SET EXERCISE —
Starting at the first line of the listing below, retype each line up to and including the one that contains "import numpy as np". Leave pictures out.

ENTRIES SHOWN —
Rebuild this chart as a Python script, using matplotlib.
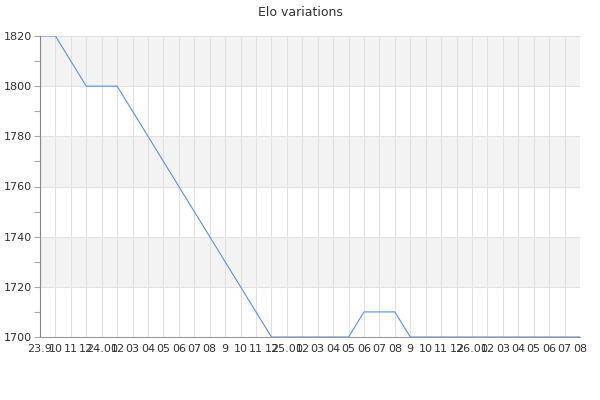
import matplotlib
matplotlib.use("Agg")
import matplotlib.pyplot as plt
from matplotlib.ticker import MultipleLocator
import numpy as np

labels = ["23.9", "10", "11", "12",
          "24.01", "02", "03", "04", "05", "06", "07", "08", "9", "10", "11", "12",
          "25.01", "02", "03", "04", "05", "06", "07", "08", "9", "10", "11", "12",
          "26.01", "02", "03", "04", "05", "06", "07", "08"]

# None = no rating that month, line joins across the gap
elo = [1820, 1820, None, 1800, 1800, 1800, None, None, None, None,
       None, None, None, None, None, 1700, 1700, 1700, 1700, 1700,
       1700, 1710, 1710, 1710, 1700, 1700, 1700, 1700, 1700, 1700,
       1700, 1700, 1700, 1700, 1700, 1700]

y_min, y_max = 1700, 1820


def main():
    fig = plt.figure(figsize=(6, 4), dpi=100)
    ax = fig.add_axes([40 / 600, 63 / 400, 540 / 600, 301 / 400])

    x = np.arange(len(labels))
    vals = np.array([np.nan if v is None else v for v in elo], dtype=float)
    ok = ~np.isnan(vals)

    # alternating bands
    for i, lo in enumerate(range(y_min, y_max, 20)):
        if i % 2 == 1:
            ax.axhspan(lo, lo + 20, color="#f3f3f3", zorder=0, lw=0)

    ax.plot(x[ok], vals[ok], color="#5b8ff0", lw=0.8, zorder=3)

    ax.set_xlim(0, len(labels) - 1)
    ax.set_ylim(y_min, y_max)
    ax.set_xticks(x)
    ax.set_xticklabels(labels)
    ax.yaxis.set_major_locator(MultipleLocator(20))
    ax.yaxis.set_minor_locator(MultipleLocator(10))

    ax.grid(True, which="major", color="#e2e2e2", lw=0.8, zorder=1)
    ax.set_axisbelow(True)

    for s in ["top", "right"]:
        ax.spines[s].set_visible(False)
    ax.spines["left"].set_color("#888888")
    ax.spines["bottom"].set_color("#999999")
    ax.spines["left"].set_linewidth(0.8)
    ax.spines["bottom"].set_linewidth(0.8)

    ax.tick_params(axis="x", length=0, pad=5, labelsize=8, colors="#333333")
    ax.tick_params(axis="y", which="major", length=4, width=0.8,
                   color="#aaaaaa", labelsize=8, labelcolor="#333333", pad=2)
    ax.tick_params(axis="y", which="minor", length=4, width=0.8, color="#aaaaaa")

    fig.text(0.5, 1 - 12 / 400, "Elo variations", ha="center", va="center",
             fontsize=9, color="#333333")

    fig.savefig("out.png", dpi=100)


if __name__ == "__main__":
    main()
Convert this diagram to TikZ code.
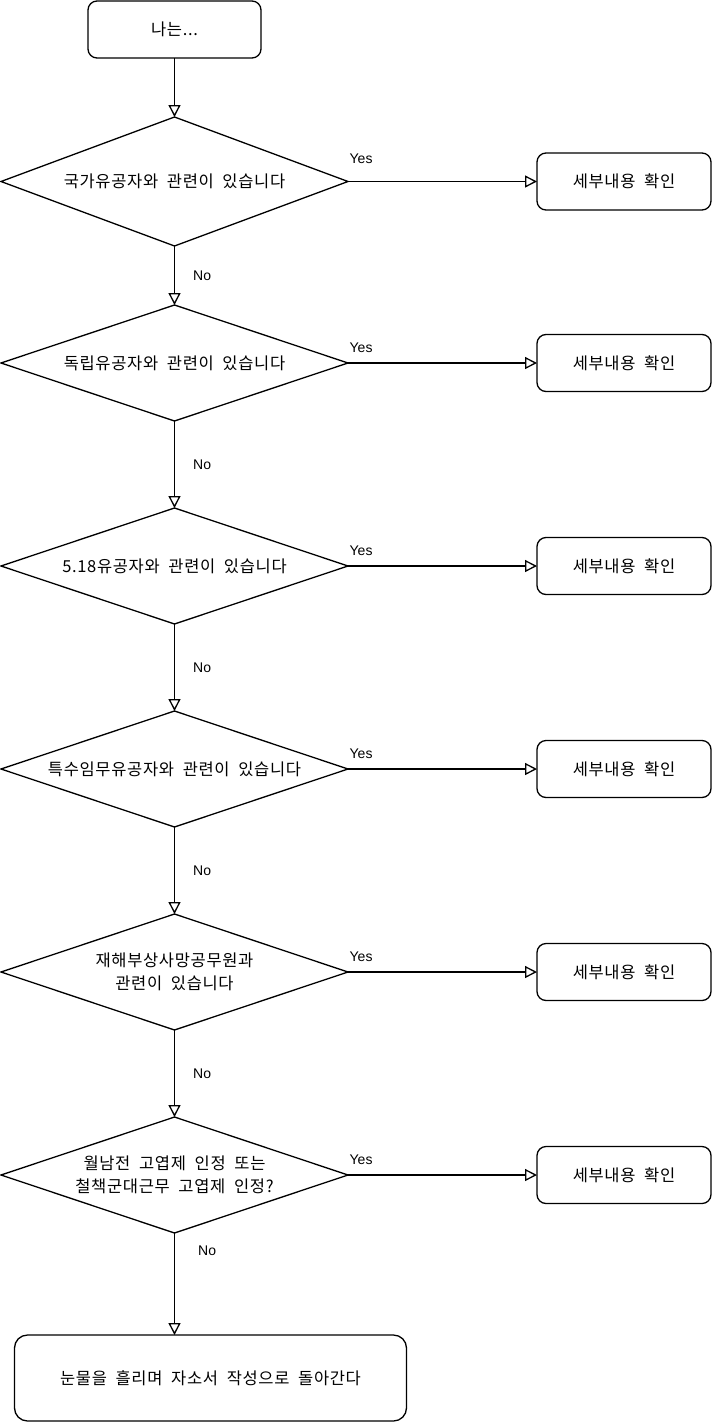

TASK OUTPUT —
Rebuild this chart as a Python script, using matplotlib.
import matplotlib
matplotlib.use("Agg")
import matplotlib.pyplot as plt
from matplotlib.ticker import MultipleLocator
import numpy as np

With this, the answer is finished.